Christine Burns Rudalevige is a food writer, recipe developer, tester and cooking teacher in Brunswick, and the author of “Green Plate Special,” a cookbook from Islandport Press based on these columns. She can be contacted at: cburns1227@gmail.com.
Chorizo Toad-in-the-Hole with a Smoky Aioli
Delia Smith is the British culinary icon equivalent to a cross between Julia Child and Rachel Ray. Her early cookbooks offer Brits the same level of detail for British cuisine that Child’s “Mastering the Art of French Cooking” does for French. But she also wrote “How To Cheat at Cooking,” a book that gives readers quick ways to produce fancier meals from semi-prepared, store-bought ingredients. My adaptation of her cheats red pepper mayonnaise-based condiment goes well with this version of toad-in-the-hole. I’d disappoint my husband if I failed to mention that Smith is also part owner of the Norwich City Football Club. Go Canaries!
Serves 4
FOR THE TOAD-IN-THE-HOLE:
1 ¼ cups milk
4 large eggs
3/4 cup all-purpose flour
1/2 cup whole wheat flour
1 teaspoon kosher salt
1/2 teaspoon ground black pepper
2 tablespoons vegetable oil or bacon grease
4 fresh chorizo sausages (about 1 pound)
2 tablespoons chopped parsley
FOR THE AIOLI:
1/2 cup mayonnaise
1 large clove garlic, peeled and finely minced
1 teaspoon smoked paprika
1 teaspoon lemon juice
1 raw egg yolk, optional
Preheat the oven to 425 degrees
In a medium bowl, whisk together the milk, eggs, flours, salt and pepper and set the batter aside to rest as you prepare sausages.
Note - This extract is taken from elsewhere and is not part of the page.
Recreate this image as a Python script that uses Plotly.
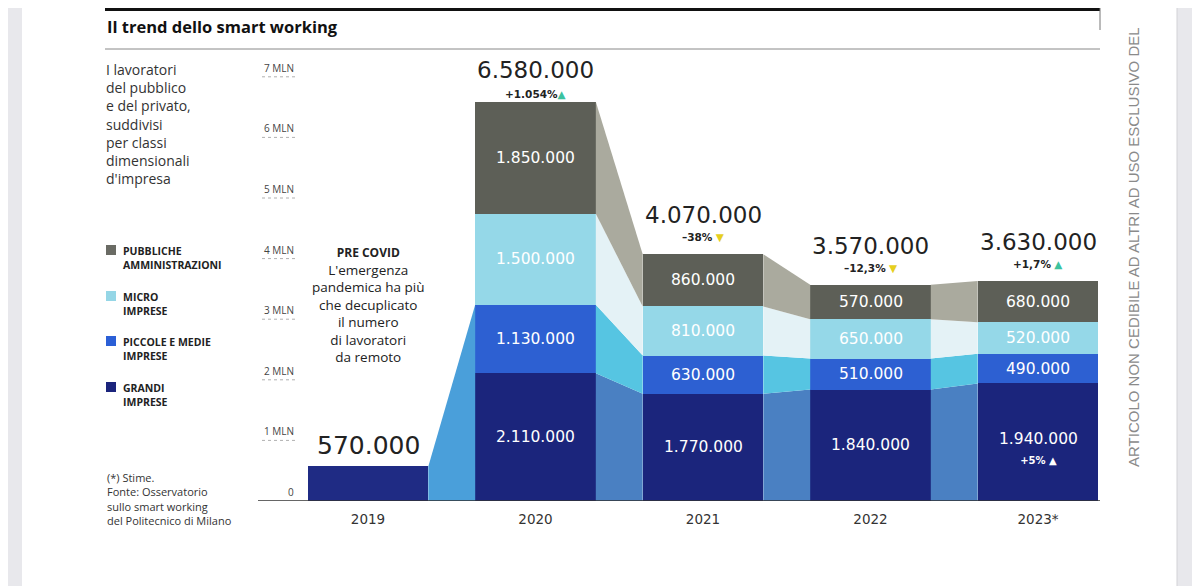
import plotly.graph_objects as go

# ---------------- data ----------------
years = ["2019", "2020", "2021", "2022", "2023*"]
series_names = ["GRANDI IMPRESE", "PICCOLE E MEDIE IMPRESE", "MICRO IMPRESE", "PUBBLICHE AMMINISTRAZIONI"]
grandi = [None, 2110000, 1770000, 1840000, 1940000]
pmi = [None, 1130000, 630000, 510000, 490000]
micro = [None, 1500000, 810000, 650000, 520000]
pa = [None, 1850000, 860000, 570000, 680000]
pre_covid_total = 570000
totals = [570000, 6580000, 4070000, 3570000, 3630000]
changes = ["", "+1.054%", "–38%", "–12,3%", "+1,7%"]
change_up = [None, True, False, False, True]
grandi_2023_change = "+5%"
y_tick_values = [0, 1, 2, 3, 4, 5, 6, 7]
y_tick_labels = ["0", "1 MLN", "2 MLN", "3 MLN", "4 MLN", "5 MLN", "6 MLN", "7 MLN"]

# ---------------- style ----------------
bar_colors = ["#1b257c", "#2d60d2", "#95d8e8", "#5d5f57"]
band_colors = ["#4a80c2", "#56c5e2", "#e4f2f6", "#aaaa9e"]
pre_covid_color = "#1f2b84"
pre_band_color = "#4a9fda"
BW = 0.72
FONT = "Open Sans"
NUMFONT = "DejaVu Sans"

# the page body has an 8px margin: figure is drawn offset by 8px
OFF = 8
W, H = 1200 - OFF, 586 - OFF
# plot area, in screen pixels
PL, PR, PT, PB = 250, 1100, 56, 501

def px(p):
    return (p - PL) / (PR - PL)

def py(q):
    return (PB - q) / (PB - PT)

def fmt(v):
    return f"{v:,}".replace(",", ".")

series = [grandi, pmi, micro, pa]
n = len(years)
M = 1e6

# cumulative stacks
bottoms = [[0.0] * n for _ in series]
tops = [[0.0] * n for _ in series]
for i in range(n):
    acc = 0.0
    for k, s in enumerate(series):
        v = (s[i] or 0) / M
        bottoms[k][i] = acc
        acc += v
        tops[k][i] = acc
stack_top = [tops[-1][i] if i > 0 else pre_covid_total / M for i in range(n)]

fig = go.Figure()

# transition band 2019 -> 2020 (pre-covid total to grandi+pmi)
x0, x1 = 0 + BW / 2, 1 - BW / 2
fig.add_trace(go.Scatter(
    x=[x0, x0, x1, x1, x0], y=[0, pre_covid_total / M, tops[1][1], 0, 0],
    fill="toself", fillcolor=pre_band_color, mode="lines", line=dict(width=0),
    hoverinfo="skip"))

# transition bands between stacked bars
for i in range(1, n - 1):
    x0, x1 = i + BW / 2, i + 1 - BW / 2
    for k in range(len(series)):
        fig.add_trace(go.Scatter(
            x=[x0, x0, x1, x1, x0],
            y=[bottoms[k][i], tops[k][i], tops[k][i + 1], bottoms[k][i + 1], bottoms[k][i]],
            fill="toself", fillcolor=band_colors[k], mode="lines", line=dict(width=0),
            hoverinfo="skip"))

# bars
fig.add_trace(go.Bar(x=[0], y=[pre_covid_total / M], width=BW,
                     marker=dict(color=pre_covid_color, line=dict(width=0)), hoverinfo="skip"))
for k, s in enumerate(series):
    fig.add_trace(go.Bar(
        x=list(range(1, n)), y=[v / M for v in s[1:]], width=BW, name=series_names[k],
        marker=dict(color=bar_colors[k], line=dict(width=0)), hoverinfo="skip"))

ann = []
shapes = []

# segment labels
for i in range(1, n):
    for k, s in enumerate(series):
        mid = (bottoms[k][i] + tops[k][i]) / 2
        txt = fmt(s[i])
        ys = 0
        if k == 0 and i == n - 1:
            txt = fmt(s[i]) + "<br><span style='font-size:10px'><b>" + grandi_2023_change + " ▲</b></span>"
            ys = -6
        ann.append(dict(x=i, y=mid, xref="x", yref="y", text=txt, showarrow=False,
                        yshift=ys, font=dict(family=NUMFONT, size=15.5, color="#ffffff")))

# totals and changes
tot_size = [25, 23, 23, 23, 23]
tot_shift = [4, 17, 24, 24, 24]
chg_shift = [0, 0, 9, 9, 9]
for i in range(n):
    ann.append(dict(x=i, y=stack_top[i], xref="x", yref="y", text=fmt(totals[i]),
                    showarrow=False, yanchor="bottom", yshift=tot_shift[i],
                    font=dict(family=NUMFONT, size=tot_size[i], color="#222222")))
    if changes[i]:
        tri = "▲" if change_up[i] else "▼"
        col = "#3cc29e" if change_up[i] else "#e6cf1e"
        sep = "" if i == 1 else " "
        ann.append(dict(x=i, y=stack_top[i], xref="x", yref="y",
                        text=f"<b>{changes[i]}</b>{sep}<span style='color:{col}'>{tri}</span>",
                        showarrow=False, yanchor="bottom", yshift=chg_shift[i],
                        font=dict(family=NUMFONT, size=10.5, color="#222222")))

# y tick labels and short dotted lines
for v, lab in zip(y_tick_values, y_tick_labels):
    ann.append(dict(x=px(296), y=v, xref="paper", yref="y", text=lab, showarrow=False,
                    xanchor="right", yanchor="bottom", yshift=0,
                    font=dict(family=FONT, size=10, color="#444444")))
    if v > 0:
        shapes.append(dict(type="line", xref="paper", yref="y", x0=px(262), x1=px(296),
                           y0=v, y1=v, line=dict(color="#b0b0b0", width=1, dash="dot")))
shapes.append(dict(type="line", xref="paper", yref="y", x0=px(258), x1=px(1100),
                   y0=0, y1=0, line=dict(color="#333333", width=1.5)))

# page decorations
shapes += [
    dict(type="rect", xref="paper", yref="paper", x0=px(0), x1=px(22), y0=py(600), y1=py(0),
         fillcolor="#e8e8ec", line=dict(width=0), layer="below"),
    dict(type="rect", xref="paper", yref="paper", x0=px(1177), x1=px(1200), y0=py(600), y1=py(0),
         fillcolor="#e8e8ec", line=dict(width=0), layer="below"),
    dict(type="line", xref="paper", yref="paper", x0=px(1177), x1=px(1177), y0=py(600), y1=py(0),
         line=dict(color="#d2d2d6", width=1)),
    dict(type="line", xref="paper", yref="paper", x0=px(105), x1=px(1100), y0=py(9.5), y1=py(9.5),
         line=dict(color="#111111", width=3)),
    dict(type="line", xref="paper", yref="paper", x0=px(105), x1=px(1100), y0=py(49), y1=py(49),
         line=dict(color="#888888", width=1)),
    dict(type="line", xref="paper", yref="paper", x0=px(1100), x1=px(1100), y0=py(0), y1=py(30),
         line=dict(color="#777777", width=1)),
]

# title
ann.append(dict(x=px(105), y=py(26), xref="paper", yref="paper", xanchor="left", yanchor="middle",
                text="<b>Il trend dello smart working</b>", showarrow=False,
                font=dict(family=FONT, size=16.5, color="#111111")))

# left description
ann.append(dict(x=px(104), y=py(58), xref="paper", yref="paper", xanchor="left", yanchor="top",
                align="left", showarrow=False,
                text="I lavoratori<br>del pubblico<br>e del privato,<br>suddivisi<br>per classi<br>dimensionali<br>d'impresa",
                font=dict(family=FONT, size=14, color="#333333")))

# legend
legend_items = [
    ("PUBBLICHE<br>AMMINISTRAZIONI", "#6a6b64", 250),
    ("MICRO<br>IMPRESE", "#95d6e6", 296),
    ("PICCOLE E MEDIE<br>IMPRESE", "#2b5fd6", 341),
    ("GRANDI<br>IMPRESE", "#1b247c", 387),
]
for txt, col, yc in legend_items:
    shapes.append(dict(type="rect", xref="paper", yref="paper", x0=px(106), x1=px(116),
                       y0=py(yc - 5), y1=py(yc + 5), fillcolor=col, line=dict(width=0)))
    ann.append(dict(x=px(121), y=py(yc - 8), xref="paper", yref="paper", xanchor="left",
                    yanchor="top", align="left", showarrow=False, text=f"<b>{txt}</b>",
                    font=dict(family=FONT, size=10.5, color="#222222")))

# footnote
ann.append(dict(x=px(105), y=py(468), xref="paper", yref="paper", xanchor="left", yanchor="top",
                align="left", showarrow=False,
                text="(*) Stime.<br>Fonte: Osservatorio<br>sullo smart working<br>del Politecnico di Milano",
                font=dict(family=FONT, size=11, color="#333333")))

# pre covid note
ann.append(dict(x=0, y=py(242), xref="x", yref="paper", xanchor="center", yanchor="top",
                align="center", showarrow=False,
                text="<span style='font-size:12px'><b>PRE COVID</b></span><br>L'emergenza<br>pandemica ha più<br>che decuplicato<br>il numero<br>di lavoratori<br>da remoto",
                font=dict(family=FONT, size=13.5, color="#222222")))

# vertical watermark
ann.append(dict(x=px(1133), y=py(469), xref="paper", yref="paper", xanchor="center", yanchor="bottom",
                textangle=-90, showarrow=False,
                text="ARTICOLO NON CEDIBILE AD ALTRI AD USO ESCLUSIVO DEL",
                font=dict(family="Liberation Sans", size=15, color="#8a8a8a")))

fig.update_layout(
    width=W, height=H, barmode="stack", showlegend=False,
    paper_bgcolor="#ffffff", plot_bgcolor="#ffffff",
    margin=dict(l=PL - OFF, r=W - (PR - OFF), t=PT - OFF, b=H - (PB - OFF)),
    xaxis=dict(range=[(PL - 368) / 167.5, (PR - 368) / 167.5], tickvals=list(range(n)), ticktext=years,
               showgrid=False, zeroline=False, showline=False, ticks="", ticklabelstandoff=8,
               tickfont=dict(family=NUMFONT, size=13.5, color="#333333"), fixedrange=True),
    yaxis=dict(range=[0, (PB - PT) / 60.6], showgrid=False, zeroline=False, showticklabels=False,
               showline=False, fixedrange=True),
    annotations=ann, shapes=shapes, bargap=0,
)

fig.write_html("out.html")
Place the oil or bacon grease in a 12-inch cast-iron skillet and place the pan in the oven. When the oil/grease is very hot (2-3 minutes), add the sausages and roast, turning once, for 5 minutes to brown them slightly and allow them to release some of their fat.
Open the oven and very carefully pour the batter into the skillet around the sausages. Close the oven door and cook until the pudding has puffed up and the sausages are cooked through to 165 degrees, 18-20 minutes.
While the toad-in-the-hole is baking, make the aioli. Whisk together the mayonnaise, garlic, smoked paprika, lemon juice and egg yolk if using.
Remove the pan from the oven, sprinkle parsley over the toad-in-the-hole and serve hot with the aioli.